SHORT EXERCISE:
Without the pictures, print the lines running from the beginning of the material to the line containing "const BRACE = '#1d5e4d';", both ends included.

GIVEN DATA:
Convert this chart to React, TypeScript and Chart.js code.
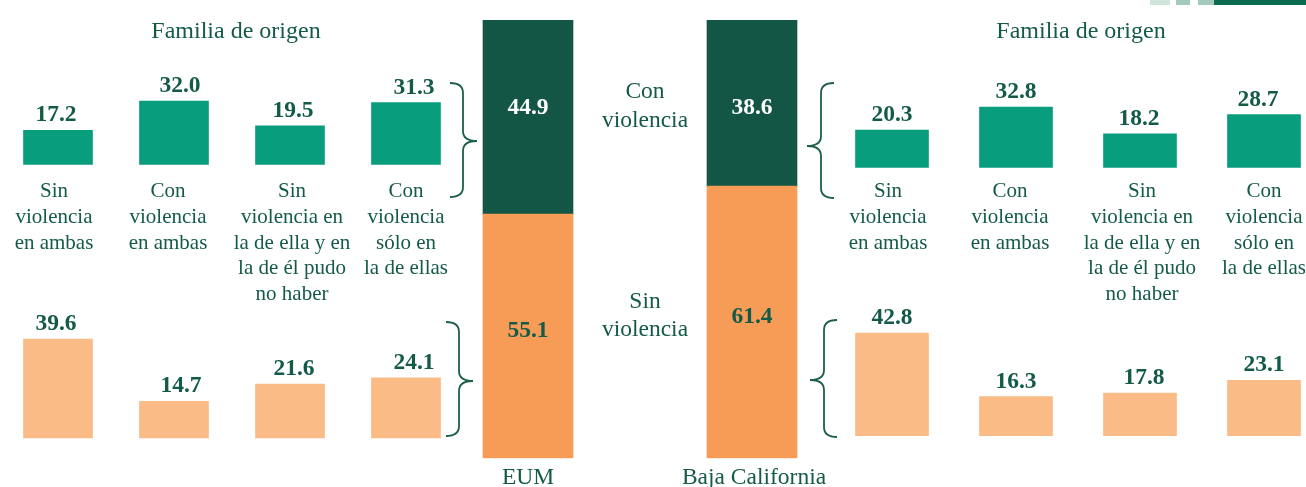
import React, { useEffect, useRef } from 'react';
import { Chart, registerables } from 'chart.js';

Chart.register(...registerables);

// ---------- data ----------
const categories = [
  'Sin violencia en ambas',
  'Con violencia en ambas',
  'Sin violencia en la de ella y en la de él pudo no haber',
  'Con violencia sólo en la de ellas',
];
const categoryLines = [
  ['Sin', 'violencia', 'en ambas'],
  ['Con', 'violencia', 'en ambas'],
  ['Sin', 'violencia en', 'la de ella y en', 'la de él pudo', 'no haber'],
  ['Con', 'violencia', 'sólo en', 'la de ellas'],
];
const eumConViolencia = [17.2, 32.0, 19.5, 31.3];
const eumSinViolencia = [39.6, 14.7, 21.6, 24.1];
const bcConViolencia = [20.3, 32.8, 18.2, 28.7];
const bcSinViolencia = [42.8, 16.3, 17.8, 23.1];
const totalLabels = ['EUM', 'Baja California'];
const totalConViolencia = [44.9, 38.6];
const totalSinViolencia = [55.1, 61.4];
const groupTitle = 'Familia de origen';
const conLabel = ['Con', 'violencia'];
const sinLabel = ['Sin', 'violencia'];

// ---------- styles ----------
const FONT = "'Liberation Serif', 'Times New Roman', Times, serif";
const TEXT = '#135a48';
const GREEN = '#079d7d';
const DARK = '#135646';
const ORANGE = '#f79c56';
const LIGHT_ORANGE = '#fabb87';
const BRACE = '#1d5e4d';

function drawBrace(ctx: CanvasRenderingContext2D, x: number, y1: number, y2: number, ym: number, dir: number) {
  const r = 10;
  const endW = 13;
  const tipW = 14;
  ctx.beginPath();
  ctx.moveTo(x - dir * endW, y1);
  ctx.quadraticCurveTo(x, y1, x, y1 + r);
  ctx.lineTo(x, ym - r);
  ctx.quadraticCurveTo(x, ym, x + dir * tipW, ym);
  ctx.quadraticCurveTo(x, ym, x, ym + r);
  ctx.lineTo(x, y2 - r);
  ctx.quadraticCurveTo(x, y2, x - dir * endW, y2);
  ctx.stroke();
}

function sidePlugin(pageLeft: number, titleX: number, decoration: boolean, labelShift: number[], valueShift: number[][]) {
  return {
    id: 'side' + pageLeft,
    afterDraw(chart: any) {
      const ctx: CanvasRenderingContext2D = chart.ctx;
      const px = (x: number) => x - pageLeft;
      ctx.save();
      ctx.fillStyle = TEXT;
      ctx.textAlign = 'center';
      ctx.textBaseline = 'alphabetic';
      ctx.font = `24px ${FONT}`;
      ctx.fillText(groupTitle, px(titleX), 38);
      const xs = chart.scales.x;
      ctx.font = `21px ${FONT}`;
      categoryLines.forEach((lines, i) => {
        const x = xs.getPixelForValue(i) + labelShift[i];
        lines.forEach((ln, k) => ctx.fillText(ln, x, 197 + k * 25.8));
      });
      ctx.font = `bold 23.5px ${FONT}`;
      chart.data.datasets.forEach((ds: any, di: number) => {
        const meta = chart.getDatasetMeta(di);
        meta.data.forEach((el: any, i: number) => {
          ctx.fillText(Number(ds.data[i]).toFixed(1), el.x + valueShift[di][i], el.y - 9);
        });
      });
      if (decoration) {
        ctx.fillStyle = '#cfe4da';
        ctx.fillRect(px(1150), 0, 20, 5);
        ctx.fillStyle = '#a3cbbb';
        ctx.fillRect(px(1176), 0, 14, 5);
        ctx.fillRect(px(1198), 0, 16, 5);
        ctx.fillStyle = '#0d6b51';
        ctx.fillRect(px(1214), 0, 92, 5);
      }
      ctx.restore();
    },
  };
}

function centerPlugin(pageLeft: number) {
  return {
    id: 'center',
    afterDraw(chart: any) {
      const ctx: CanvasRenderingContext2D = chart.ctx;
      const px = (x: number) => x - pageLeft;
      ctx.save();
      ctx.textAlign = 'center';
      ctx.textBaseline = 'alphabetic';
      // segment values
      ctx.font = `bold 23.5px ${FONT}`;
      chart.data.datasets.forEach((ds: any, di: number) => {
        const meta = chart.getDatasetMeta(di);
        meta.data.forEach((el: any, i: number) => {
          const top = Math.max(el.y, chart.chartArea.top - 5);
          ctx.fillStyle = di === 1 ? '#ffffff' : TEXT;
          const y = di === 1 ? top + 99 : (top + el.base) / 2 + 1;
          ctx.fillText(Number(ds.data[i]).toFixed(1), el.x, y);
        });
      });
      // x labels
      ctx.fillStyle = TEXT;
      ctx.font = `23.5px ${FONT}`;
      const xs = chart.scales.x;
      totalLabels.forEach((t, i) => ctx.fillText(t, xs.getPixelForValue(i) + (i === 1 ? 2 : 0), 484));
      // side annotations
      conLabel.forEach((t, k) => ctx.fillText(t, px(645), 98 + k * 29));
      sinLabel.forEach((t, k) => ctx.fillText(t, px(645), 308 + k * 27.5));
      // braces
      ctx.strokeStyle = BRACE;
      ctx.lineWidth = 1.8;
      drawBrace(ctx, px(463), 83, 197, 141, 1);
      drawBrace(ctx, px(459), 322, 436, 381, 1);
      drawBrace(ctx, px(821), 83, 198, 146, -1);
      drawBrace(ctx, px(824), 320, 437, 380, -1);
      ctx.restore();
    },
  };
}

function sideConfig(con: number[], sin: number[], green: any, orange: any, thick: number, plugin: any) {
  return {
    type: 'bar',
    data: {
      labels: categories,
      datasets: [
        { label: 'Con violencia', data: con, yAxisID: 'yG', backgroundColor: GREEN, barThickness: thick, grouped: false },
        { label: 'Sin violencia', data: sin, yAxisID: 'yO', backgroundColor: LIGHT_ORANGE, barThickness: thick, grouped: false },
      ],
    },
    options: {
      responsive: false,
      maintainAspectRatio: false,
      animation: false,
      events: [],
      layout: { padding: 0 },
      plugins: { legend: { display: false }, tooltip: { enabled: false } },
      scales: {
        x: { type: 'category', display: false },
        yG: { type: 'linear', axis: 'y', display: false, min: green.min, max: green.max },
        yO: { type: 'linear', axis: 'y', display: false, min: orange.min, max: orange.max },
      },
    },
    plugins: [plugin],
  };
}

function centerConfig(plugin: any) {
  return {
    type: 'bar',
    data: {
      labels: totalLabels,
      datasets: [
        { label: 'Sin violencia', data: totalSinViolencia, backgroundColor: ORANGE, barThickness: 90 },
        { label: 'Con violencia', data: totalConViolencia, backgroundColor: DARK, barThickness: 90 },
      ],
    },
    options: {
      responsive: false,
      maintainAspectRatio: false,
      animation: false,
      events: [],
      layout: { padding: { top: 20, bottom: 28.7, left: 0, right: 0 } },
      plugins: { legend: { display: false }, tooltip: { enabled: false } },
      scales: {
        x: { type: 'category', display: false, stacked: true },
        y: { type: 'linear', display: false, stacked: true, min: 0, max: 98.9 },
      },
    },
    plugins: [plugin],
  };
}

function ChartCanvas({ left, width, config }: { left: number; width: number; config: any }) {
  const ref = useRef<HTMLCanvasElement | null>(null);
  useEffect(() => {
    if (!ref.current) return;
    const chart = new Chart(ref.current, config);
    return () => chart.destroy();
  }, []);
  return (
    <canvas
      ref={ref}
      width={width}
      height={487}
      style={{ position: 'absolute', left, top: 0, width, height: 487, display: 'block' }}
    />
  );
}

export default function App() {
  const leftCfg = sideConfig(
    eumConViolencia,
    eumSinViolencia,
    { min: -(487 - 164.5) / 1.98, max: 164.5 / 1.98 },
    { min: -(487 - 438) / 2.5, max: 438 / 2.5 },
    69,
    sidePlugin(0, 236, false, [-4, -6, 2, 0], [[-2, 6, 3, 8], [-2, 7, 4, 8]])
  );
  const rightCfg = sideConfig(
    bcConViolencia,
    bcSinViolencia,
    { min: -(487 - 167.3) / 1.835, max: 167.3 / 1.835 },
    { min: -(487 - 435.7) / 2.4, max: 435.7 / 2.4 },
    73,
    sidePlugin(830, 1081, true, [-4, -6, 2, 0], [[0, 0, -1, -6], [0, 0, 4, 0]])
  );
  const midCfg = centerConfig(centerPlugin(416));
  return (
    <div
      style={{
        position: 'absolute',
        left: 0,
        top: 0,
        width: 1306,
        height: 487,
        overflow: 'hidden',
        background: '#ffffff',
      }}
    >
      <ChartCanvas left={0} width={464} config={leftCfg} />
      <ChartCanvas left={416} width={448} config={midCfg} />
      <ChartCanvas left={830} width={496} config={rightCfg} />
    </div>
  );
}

TASK SOLUTION:
Convert this chart to React, TypeScript and Chart.js code.
import React, { useEffect, useRef } from 'react';
import { Chart, registerables } from 'chart.js';

Chart.register(...registerables);

// ---------- data ----------
const categories = [
  'Sin violencia en ambas',
  'Con violencia en ambas',
  'Sin violencia en la de ella y en la de él pudo no haber',
  'Con violencia sólo en la de ellas',
];
const categoryLines = [
  ['Sin', 'violencia', 'en ambas'],
  ['Con', 'violencia', 'en ambas'],
  ['Sin', 'violencia en', 'la de ella y en', 'la de él pudo', 'no haber'],
  ['Con', 'violencia', 'sólo en', 'la de ellas'],
];
const eumConViolencia = [17.2, 32.0, 19.5, 31.3];
const eumSinViolencia = [39.6, 14.7, 21.6, 24.1];
const bcConViolencia = [20.3, 32.8, 18.2, 28.7];
const bcSinViolencia = [42.8, 16.3, 17.8, 23.1];
const totalLabels = ['EUM', 'Baja California'];
const totalConViolencia = [44.9, 38.6];
const totalSinViolencia = [55.1, 61.4];
const groupTitle = 'Familia de origen';
const conLabel = ['Con', 'violencia'];
const sinLabel = ['Sin', 'violencia'];

// ---------- styles ----------
const FONT = "'Liberation Serif', 'Times New Roman', Times, serif";
const TEXT = '#135a48';
const GREEN = '#079d7d';
const DARK = '#135646';
const ORANGE = '#f79c56';
const LIGHT_ORANGE = '#fabb87';
const BRACE = '#1d5e4d';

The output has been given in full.